The unconventional nature of their rhythmic tendencies makes comparisons with Dirty Projectors impossible to ignore. However, where DP’s music can be obtuse and obscure, jerky and uncomfortable, Local Natives seem far more relaxed and honest, despite having drums like a cardiac arrest. Openers ‘You & I’ and ‘Heavy Feet’ demonstrate this admirably, with laid back vocals accompanying upbeat and anthemic orchestration. However, this hyperactivity can get in the way of the music. You only realise how crowded the music is when the band strip it back, as they do at the start of ‘Black Spot’. This is the band at their most powerful and emotive, accompanied most by a single, stabbing piano part. It’s a shame that they use the song as one long crescendo into their usual tricks. This is an opportunity wasted.
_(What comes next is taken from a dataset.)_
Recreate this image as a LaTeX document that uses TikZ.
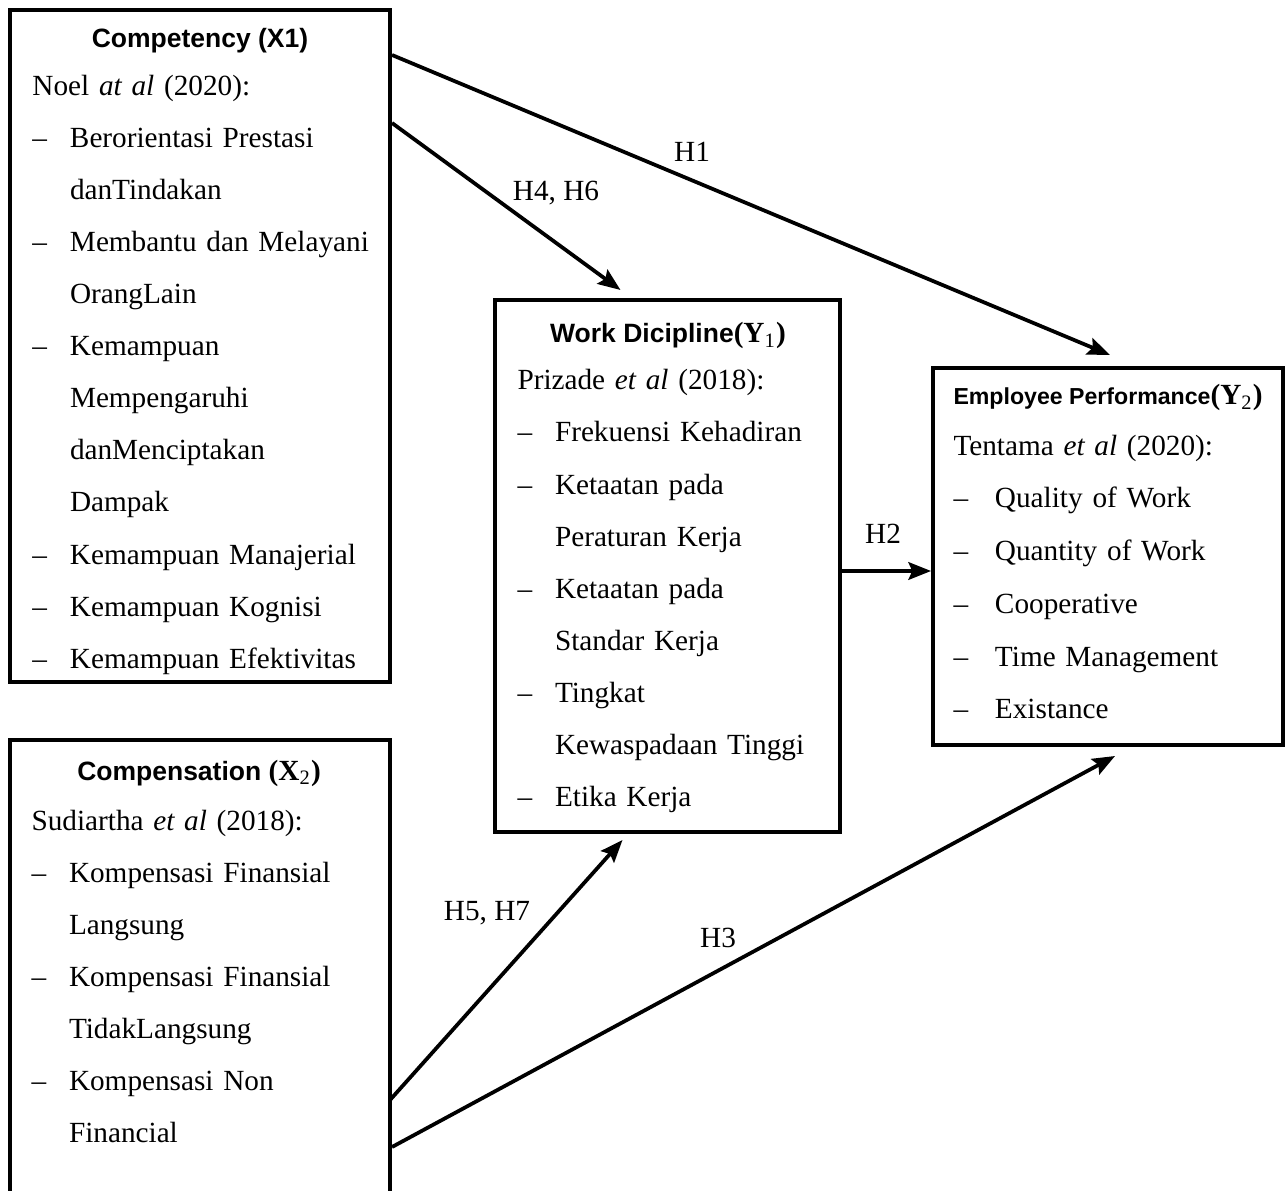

A second problem with the record is that it tends to lapse into stylistic repetition; that is, it all sounds the same. After 45 minutes with Local Natives, I couldn’t really tell whether I’d heard 11 songs or one song with a shifting tempo. This is an inherent risk with groove-based music, but it is also fatal. It weakens the impact of the album, making even the moments where it really works seem cheap and boring. If Local Natives want to appeal to anyone other than the editors at Pitchfork, they’d better learn to change their tune, literally.